We were helped by another discovery made around the same time, related to the Cosmic Microwave Background (CMB). People were using the CMB to study the geometry of the Universe. The tiny temperature fluctuations in the CMB indicated that the geometry of spacetime is flat, which requires a specific amount of matter and energy. Einstein’s famous equation E=mc2 tells us that mass (matter) and energy are equivalent. But determinations of the amount of matter and energy known to exist in the Universe made up just 25% of the amount required by a flat Universe. In other words, 75% of the matter and energy was missing.

This value matched perfectly with our discovery of the extra energy component that makes up three quarters of the matter/energy content of the Universe. It was the combination of the two discoveries at almost the same time that convinced most people.

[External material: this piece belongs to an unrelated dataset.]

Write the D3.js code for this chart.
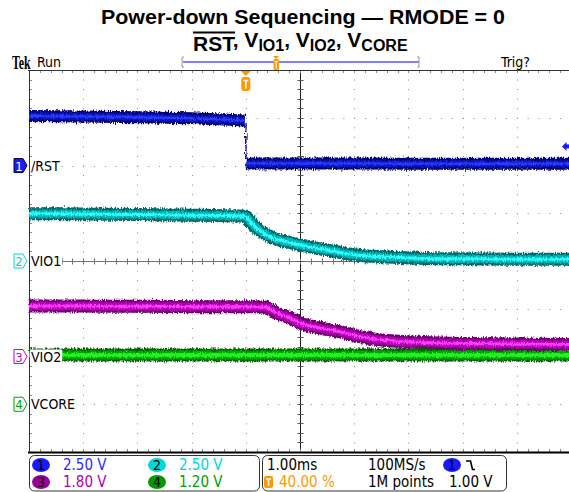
<!DOCTYPE html>
<html><head><meta charset="utf-8">
<script src="https://cdn.jsdelivr.net/npm/d3@7"></script>
<style>
html,body{margin:0;padding:0;background:#fff;}
svg{display:block;}
.nar{font-family:"Liberation Sans Narrow","DejaVu Sans Condensed","Arial Narrow",sans-serif;}
</style></head>
<body><svg id="c" width="569" height="492"></svg>
<script>
// ---------- data ----------
const channelNames = ["/RST", "VIO1", "VIO2", "VCORE"];
const channelIds = ["1", "2", "3", "4"];
const voltsPerDiv = [2.5, 2.5, 1.8, 1.2];
const groundDivFromTop = [2, 4, 6, 7];
const legendVoltLabels = ["2.50 V", "2.50 V", "1.80 V", "1.20 V"];

// time in ms relative to trigger, volts
const rstT = [-4, -3, -2, -1, -0.3, 0, 0.001, 1, 2, 3, 4, 5, 6];
const rstV = [2.59, 2.57, 2.53, 2.47, 2.40, 2.34, 0.10, 0.10, 0.10, 0.09, 0.09, 0.09, 0.09];

const vio1T = [-4, -3, -2, -1, -0.2, 0, 0.08, 0.2, 0.32, 0.5, 0.75, 1.0, 1.49, 1.98, 2.6, 3.58, 4.5, 6];
const vio1V = [2.48, 2.46, 2.44, 2.40, 2.36, 2.34, 2.06, 1.73, 1.47, 1.20, 1.01, 0.84, 0.58, 0.33, 0.21, 0.12, 0.10, 0.09];

const vio2T = [-4, -3, -2, -1, 0, 0.35, 0.57, 0.82, 1.0, 1.37, 1.74, 2.11, 2.6, 3.58, 4.5, 6];
const vio2V = [1.90, 1.90, 1.89, 1.88, 1.88, 1.87, 1.64, 1.45, 1.26, 1.07, 0.93, 0.75, 0.60, 0.51, 0.48, 0.45];

const vcoreT = [-4, -2, 0, 2, 4, 6];
const vcoreV = [1.24, 1.24, 1.24, 1.24, 1.24, 1.24];

const timePerDiv = "1.00ms";
const sampleRate = "100MS/s";
const recordLength = "1M points";
const triggerPos = "40.00 %";
const triggerLevel = "1.00 V";
const triggerLevelV = 1.0;
const titleLine1 = "Power-down Sequencing — RMODE = 0";

// ---------- layout ----------
const svg = d3.select("#c");
const L = 29, R = 571, T = 70, B = 452;
const divH = (B - T) / 8, divW = (R - L) / 10;
const x = d3.scaleLinear().domain([-4, 6]).range([L, R]);
const yScales = voltsPerDiv.map((vpd, i) => {
  const g = T + groundDivFromTop[i] * divH;
  return d3.scaleLinear().domain([0, vpd]).range([g, g - divH]);
});

// title
svg.append("text").attr("x", 303).attr("y", 24).attr("text-anchor", "middle")
  .attr("font-family", "Liberation Sans, Arial, sans-serif").attr("font-weight", "bold")
  .attr("font-size", 21).attr("textLength", 404).attr("lengthAdjust", "spacingAndGlyphs")
  .text(titleLine1);
const t2 = svg.append("text").attr("x", 193).attr("y", 51)
  .attr("font-family", "Liberation Sans, Arial, sans-serif").attr("font-weight", "bold").attr("font-size", 21);
const parts = [["RST", 0], [", V", 0], ["IO1", 1], [", V", 0], ["IO2", 1], [", V", 0], ["CORE", 1]];
parts.forEach(([s, sub], k) => {
  const ts = t2.append("tspan").text(s);
  if (sub) ts.attr("font-size", 16).attr("dy", 4);
  else if (k > 0) ts.attr("dy", -4);
});
svg.append("line").attr("x1", 193).attr("x2", 235).attr("y1", 32.5).attr("y2", 32.5)
  .attr("stroke", "#000").attr("stroke-width", 2);

// top bar
svg.append("text").attr("transform", "translate(12,69) scale(0.66,1)")
  .attr("font-family", "Liberation Serif, DejaVu Serif, serif")
  .attr("font-weight", "bold").attr("font-size", 18).text("Tek");
svg.append("text").attr("class", "nar").attr("x", 37).attr("y", 67).attr("font-size", 14).text("Run");
svg.append("text").attr("class", "nar").attr("x", 501).attr("y", 67).attr("font-size", 14).text("Trig?");
svg.append("line").attr("x1", 183).attr("x2", 419).attr("y1", 62).attr("y2", 62).attr("stroke", "#7f7fff").attr("stroke-width", 2);
svg.append("path").attr("d", "M184,57 H182 V67 H184 M417,57 H419 V67 H417").attr("fill", "none").attr("stroke", "#999").attr("stroke-width", 1);
// small T on record bar
svg.append("path").attr("d", "M273,56 H279 L276,59 Z").attr("fill", "#f90");
svg.append("rect").attr("x", 273.5).attr("y", 59).attr("width", 5.5).attr("height", 11).attr("rx", 1.5).attr("fill", "#f90");
svg.append("path").attr("d", "M274.5,61.5 H278 M276.2,61.5 V68.5").attr("stroke", "#fff").attr("stroke-width", 1);

// ---------- grid ----------
const grid = svg.append("g");
const dotC = "#8c8c8c";
for (let i = 1; i < 10; i++) {
  if (i === 5) continue;
  const gx = Math.round(L + i * divW);
  for (let k = 1; k < 40; k++) {
    const gy = T + k * divH / 5;
    grid.append("rect").attr("x", gx).attr("y", gy).attr("width", 1).attr("height", 1).attr("fill", dotC);
  }
}
for (let j = 1; j < 8; j++) {
  if (j === 4) continue;
  const gy = Math.round(T + j * divH);
  for (let k = 1; k < 50; k++) {
    const gx = L + k * divW / 5;
    grid.append("rect").attr("x", gx).attr("y", gy).attr("width", 1).attr("height", 1).attr("fill", dotC);
  }
}
const cx = Math.round(L + 5 * divW) + 0.5, cy = Math.round(T + 4 * divH) + 0.5;
grid.append("line").attr("x1", L).attr("x2", R).attr("y1", cy).attr("y2", cy).attr("stroke", "#707070");
grid.append("line").attr("x1", cx).attr("x2", cx).attr("y1", T).attr("y2", B).attr("stroke", "#222");
for (let k = 1; k < 50; k++) {
  const gx = Math.round(L + k * divW / 5) + 0.5;
  grid.append("line").attr("x1", gx).attr("x2", gx).attr("y1", cy - 3).attr("y2", cy + 3).attr("stroke", "#707070");
  grid.append("line").attr("x1", gx).attr("x2", gx).attr("y1", T).attr("y2", T + 3).attr("stroke", dotC);
  grid.append("line").attr("x1", gx).attr("x2", gx).attr("y1", B - 3).attr("y2", B).attr("stroke", dotC);
}
for (let k = 1; k < 40; k++) {
  const gy = Math.round(T + k * divH / 5) + 0.5;
  grid.append("line").attr("x1", cx - 3).attr("x2", cx + 3).attr("y1", gy).attr("y2", gy).attr("stroke", "#555");
  grid.append("line").attr("x1", L).attr("x2", L + 3).attr("y1", gy).attr("y2", gy).attr("stroke", dotC);
}
grid.append("line").attr("x1", L - 1).attr("x2", R).attr("y1", T + 0.5).attr("y2", T + 0.5).attr("stroke", "#333");
grid.append("line").attr("x1", L - 1).attr("x2", R).attr("y1", B + 0.5).attr("y2", B + 0.5).attr("stroke", "#000").attr("stroke-width", 2);
grid.append("line").attr("x1", L + 0.5).attr("x2", L + 0.5).attr("y1", T).attr("y2", B).attr("stroke", "#333");

// ---------- traces ----------
const defs = svg.append("defs");
const f = defs.append("filter").attr("id", "noise").attr("filterUnits", "userSpaceOnUse")
  .attr("x", 0).attr("y", 0).attr("width", 569).attr("height", 492);
f.append("feTurbulence").attr("type", "fractalNoise").attr("baseFrequency", "0.9 0.3").attr("numOctaves", 2).attr("seed", 3).attr("result", "t");
f.append("feDisplacementMap").attr("in", "SourceGraphic").attr("in2", "t").attr("scale", 5).attr("xChannelSelector", "R").attr("yChannelSelector", "G");

const series = [
  { T: rstT, V: rstV, curve: d3.curveLinear, layers: [["#00007a", 12], ["#0a14b8", 7], ["#2a3cff", 2.5]], edge: "#00008a" },
  { T: vio1T, V: vio1V, curve: d3.curveMonotoneX, layers: [["#006b6b", 13], ["#00b5b5", 8], ["#3ff", 3]], edge: "#006b6b" },
  { T: vio2T, V: vio2V, curve: d3.curveMonotoneX, layers: [["#700070", 13], ["#b400b4", 8], ["#ff3cff", 3]], edge: "#700070" },
  { T: vcoreT, V: vcoreV, curve: d3.curveLinear, layers: [["#005f00", 13], ["#00a800", 9], ["#22f022", 4]], edge: "#005f00" }
];
const traces = svg.append("g");
[3, 2, 1, 0].forEach(i => {
  const s = series[i];
  const pts = s.T.map((t, k) => [x(t), yScales[i](s.V[k])]);
  const runs = [[pts[0]]], edges = [];
  for (let k = 1; k < pts.length; k++) {
    const a = pts[k - 1], b = pts[k];
    if (Math.abs(b[0] - a[0]) < 2 && Math.abs(b[1] - a[1]) > 15) { edges.push([a, b]); runs.push([b]); }
    else runs[runs.length - 1].push(b);
  }
  const line = d3.line().curve(s.curve);
  const g = traces.append("g").attr("filter", "url(#noise)");
  edges.forEach(([a, b]) => {
    g.append("line").attr("x1", a[0]).attr("x2", b[0]).attr("y1", a[1] + 5).attr("y2", b[1] - 5)
      .attr("stroke", s.edge).attr("stroke-width", 1.5);
  });
  runs.filter(r => r.length > 1).forEach(r => {
    s.layers.forEach(([c, w]) => {
      g.append("path").attr("d", line(r)).attr("fill", "none").attr("stroke", c)
        .attr("stroke-width", w).attr("stroke-linejoin", "round").attr("stroke-linecap", "butt");
    });
  });
});

// trigger marker T (main)
const tx = x(0);
svg.append("path").attr("d", `M${tx - 5},71 H${tx + 5} L${tx},76 Z`).attr("fill", "#f90");
svg.append("rect").attr("x", tx - 4.5).attr("y", 77).attr("width", 9).attr("height", 14).attr("rx", 3).attr("fill", "#f90");
svg.append("path").attr("d", `M${tx - 2.5},80.5 H${tx + 2.5} M${tx},80.5 V88.5`).attr("stroke", "#fff").attr("stroke-width", 1.6);

// trigger level arrow
const ty = yScales[0](triggerLevelV);
svg.append("path").attr("d", `M562,${ty} L566.5,${ty - 4.5} L566.5,${ty + 4.5} Z`).attr("fill", "#1a1aff");
svg.append("rect").attr("x", 566).attr("y", ty - 2).attr("width", 3).attr("height", 4).attr("fill", "#1a1aff");

// ---------- channel markers and labels ----------
const chColors = ["#1a1aff", "#00d8d8", "#cc00cc", "#00a000"];
channelNames.forEach((name, i) => {
  const gy = yScales[i](0);
  const filled = i === 0;
  svg.append("path").attr("d", `M14,${gy - 7} H23 L27,${gy} L23,${gy + 7} H14 Z`)
    .attr("fill", filled ? "#1a1aff" : "#fff").attr("stroke", filled ? "#000050" : chColors[i]).attr("stroke-width", 1);
  svg.append("text").attr("class", "nar").attr("x", 19).attr("y", gy + 5).attr("text-anchor", "middle")
    .attr("font-size", 13).attr("fill", filled ? "#fff" : chColors[i]).text(channelIds[i]);
  const lt = svg.append("text").attr("class", "nar").attr("x", 31).attr("y", gy + 5)
    .attr("font-size", 14).attr("fill", "#000").text(name);
  const w = lt.node().getComputedTextLength();
  svg.insert("rect", "text:last-of-type").attr("x", 30).attr("y", gy - 7).attr("width", w + 2).attr("height", 14).attr("fill", "#fff");
});

// ---------- bottom readouts ----------
const bot = svg.append("g").attr("class", "nar");
bot.append("rect").attr("x", 29.5).attr("y", 455.5).attr("width", 230).attr("height", 35.5).attr("rx", 5)
  .attr("fill", "#fff").attr("stroke", "#333");
bot.append("rect").attr("x", 262.5).attr("y", 455.5).attr("width", 244).attr("height", 35.5).attr("rx", 5)
  .attr("fill", "#fff").attr("stroke", "#333");
const circFill = ["#1a1aff", "#00d8d8", "#990099", "#009900"];
const txtFill = ["#2a2aff", "#00d8d8", "#b000b0", "#00a000"];
const legPos = [[41, 465], [157, 465], [41, 482], [157, 482]];
legPos.forEach(([px, py], i) => {
  bot.append("ellipse").attr("cx", px).attr("cy", py).attr("rx", 9).attr("ry", 7).attr("fill", circFill[i]);
  bot.append("text").attr("x", px).attr("y", py + 5).attr("text-anchor", "middle").attr("font-size", 14).attr("fill", "#000").text(channelIds[i]);
  bot.append("text").attr("x", px + 22).attr("y", py + 5).attr("font-size", 15).attr("fill", txtFill[i]).text(legendVoltLabels[i]);
});
bot.append("text").attr("x", 267).attr("y", 470).attr("font-size", 15).text(timePerDiv);
bot.append("text").attr("x", 368).attr("y", 470).attr("font-size", 15).text(sampleRate);
bot.append("text").attr("x", 368).attr("y", 487).attr("font-size", 15).text(recordLength);
bot.append("text").attr("x", 449).attr("y", 487).attr("font-size", 15).text(triggerLevel);
bot.append("text").attr("x", 279).attr("y", 487).attr("font-size", 15).attr("fill", "#f90").text(triggerPos);
bot.append("rect").attr("x", 264).attr("y", 476).attr("width", 9).attr("height", 12).attr("rx", 2).attr("fill", "#f90");
bot.append("path").attr("d", "M266,479 H271 M268.5,479 V486").attr("stroke", "#fff").attr("stroke-width", 1.6);
bot.append("ellipse").attr("cx", 452).attr("cy", 465).attr("rx", 9).attr("ry", 7).attr("fill", "#1a1aff");
bot.append("text").attr("x", 452).attr("y", 470).attr("text-anchor", "middle").attr("font-size", 14).text("1");
bot.append("path").attr("d", "M466,461 H470.5 L472.5,469.5 H475").attr("fill", "none").attr("stroke", "#000").attr("stroke-width", 1.6);
</script></body></html>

This new component is now called dark energy. But more than twenty years later, we still have no idea what dark energy actually is!

This new component is now called dark energy. But more than twenty years later, we still have no idea what dark energy actually is! There is no physical explanation for it, but astronomers all over the world are working to find one.

This discovery certainly affected my career. All of a sudden, I became one of the best-known observational cosmologists in Europe, which came with its pros and cons.

As one of only two Europeans on the High-z Supernova Search Team, I got invited to many, many conferences here in Europe to present the result, and was asked to write major review papers on it. This took a lot of time out of my research.

And then in 2011, Adam Riess and Brian Schmidt won the Nobel Prize in Physics for this research — they each won a quarter, and Saul Perlmutter of the Supernova Cosmology Project won the other half. We all went along for the Nobel Prize celebrations, which was an amazing experience.

But in the long run, I decided that I didn’t want to be part of large collaborations any more. The High-z Supernova Search Team wasn’t that big — around 25 people — but there were still so many teleconferences and meetings. I just felt tired of all that. I wanted to do things that I could be recognised for directly, rather than being a member of a team. I wanted to create something that people could recognise as coming from me.

I’m still doing cosmology, though not the same type any more. That kind of research now requires large teams of hundreds of people. I’ve started to pick smaller problems again — things that I can do with students, to solve some of the smaller questions that we have about supernovae. It’s interesting to come from a big stage, from a place where the whole world pays attention to you, to go back to smaller problems that are not necessarily seen by everybody, and maybe not even seen as interesting by a lot of people. But that’s OK.

Interview with:
Bruno Leibundgut

Numbers in this article

25 Percentage of the Universe that could be accounted for in 1990
75 Percentage of the Universe that was found to be “missing”
1990 Year that the future of the Universe became one of the biggest questions in astronomy
2011 Year that the Nobel Prize in Physics was awarded for the discovery of the accelerating expansion of the Universe

Biography Bruno Leibundgut

After a Physics degree and a PhD in Astronomy, Swiss astronomer Bruno Leibundgut found himself in the United States for two postdoctoral positions. Returning to Europe in 1993, Bruno started working at ESO in a group that defined how the VLT would be operated. After a couple of years he became Deputy VLT Programme Scientist, then in 1999 moved on to building up the data quality control group, connected to the archive. Bruno was Head of Office for Science for eight years, then Director for Science for six years, before closing the circle by becoming VLT Programme Scientist four years ago.